Kūtai mussels: How to clean up the Hauraki Gulf

By Stefan Dimitrof

Ngāti Manuhiri has celebrated Matariki by restoring the mauri of Te Moananui a Toi Hauraki Gulf through re-establishing mussel beds in the Mahurangi Harbour.

The kūtai drop on Friday was the largest shellfish bed restoration in the country, and is part of an ambitious environmental restoration project, led by mana whenua, to help revive the ancient mussel reefs, which used to populate the Gulf.

Hauraki Gulf Forum co-chair Nicola MacDonald and Ngāti Manuhiri settlement trust chief executive said it was amazing to be celebrating the first Māori public holiday.

“For the first time in 182 years we have our first Māori public holiday, Matariki, and what a wonderful way for ourselves as mana whenua for New Zealanders to celebrate this indigenous custom.”

MacDonald said they celebrated Matariki by the deployment of a shellfish bed restoration in the Mahurangi harbour, which is reportedly the largest in the world.

“What a wonderful way to lead the world in the ways that we can protect our beautiful taonga.”

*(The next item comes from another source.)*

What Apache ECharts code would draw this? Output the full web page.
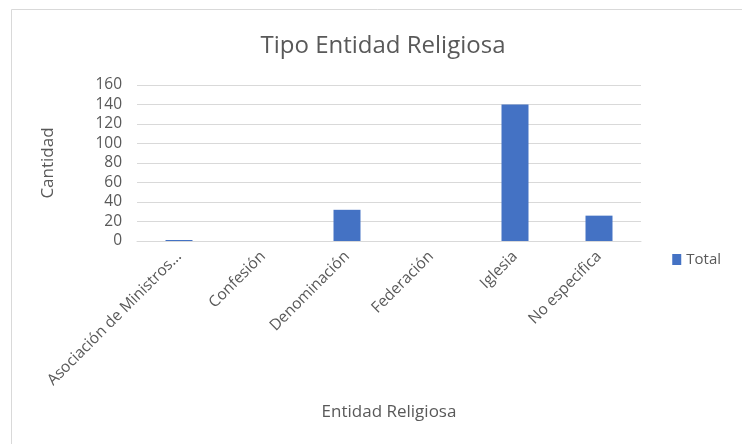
<!DOCTYPE html>
<html>
<head>
<meta charset="utf-8">
<script src="https://cdn.jsdelivr.net/npm/echarts@6/dist/echarts.min.js"></script>
<style>
  html, body { margin: 0; padding: 0; background: #fff; }
  #chart { width: 742px; height: 444px; }
</style>
</head>
<body>
<div id="chart"></div>
<script>
// data
var categories = ['Asociación de Ministros...', 'Confesión', 'Denominación', 'Federación', 'Iglesia', 'No especifica'];
var totals = [1, 0, 32, 0, 140, 26];
var yTicks = [0, 20, 40, 60, 80, 100, 120, 140, 160];

var txtColor = '#595959';
var font = 'Open Sans';

var myChart = echarts.init(document.getElementById('chart'));

myChart.setOption({
    backgroundColor: '#fff',
    animation: false,
    textStyle: { fontFamily: font },
    title: {
        text: 'Tipo Entidad Religiosa',
        left: 378,
        textAlign: 'center',
        top: 29,
        textStyle: { fontSize: 24, fontWeight: 'normal', color: txtColor, fontFamily: font }
    },
    graphic: [{
        type: 'rect',
        shape: { x: 11.5, y: 9.5, width: 740, height: 440 },
        style: { fill: 'none', stroke: '#d9d9d9', lineWidth: 1 },
        silent: true
    }],
    legend: {
        data: ['Total'],
        right: 16,
        top: 247,
        icon: 'rect',
        itemWidth: 9,
        itemHeight: 11,
        itemGap: 4,
        textStyle: { fontSize: 15, color: txtColor, fontFamily: font }
    },
    grid: {
        left: 137,
        right: 101,
        top: 85,
        bottom: 203,
        containLabel: false
    },
    xAxis: {
        type: 'category',
        data: categories,
        name: 'Entidad Religiosa',
        nameLocation: 'middle',
        nameGap: 163,
        nameTextStyle: { fontSize: 17, color: txtColor, fontFamily: font },
        axisLine: { show: true, lineStyle: { color: '#d9d9d9' } },
        axisTick: { show: false },
        axisLabel: {
            rotate: 45,
            interval: 0,
            fontSize: 15.5,
            color: txtColor,
            margin: 13,
            fontFamily: font
        }
    },
    yAxis: {
        type: 'value',
        min: yTicks[0],
        max: yTicks[yTicks.length - 1],
        interval: yTicks[1] - yTicks[0],
        name: 'Cantidad',
        nameLocation: 'middle',
        nameGap: 80,
        nameRotate: 90,
        nameTextStyle: { fontSize: 17, color: txtColor, fontFamily: font },
        axisLine: { show: false },
        axisTick: { show: false },
        axisLabel: { fontSize: 15.5, color: txtColor, margin: 15, fontFamily: font },
        splitLine: { show: true, lineStyle: { color: '#d9d9d9' } }
    },
    series: [{
        name: 'Total',
        type: 'bar',
        data: totals,
        barWidth: 27,
        itemStyle: { color: '#4472c4' }
    }]
});
</script>
</body>
</html>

'Effective natural water filters'

MacDonald said the current state of the beds was “really bad”. As part of the Hauraki Gulf Forum's work, it put out a state of the environment report that really showed the state of the Hauraki Gulf.

“Right now kūtai [green-lipped mussels] are functionally extinct in our lifetime.”

“I’m getting really tired as the co-chair of saying all of these beautiful taonga are becoming functionally extinct but they are because of our own human practices.”

Kūtai is a really effective natural water filter, with one mussel being able to clean up a bathtub equivalent of water.

“We know that if we are dealing with a lot of mud, sewerage and sedimentation, having these shellfish beds on the ocean floor can help filtrate the water and clean the paru up and that’s exactly what we are about to do."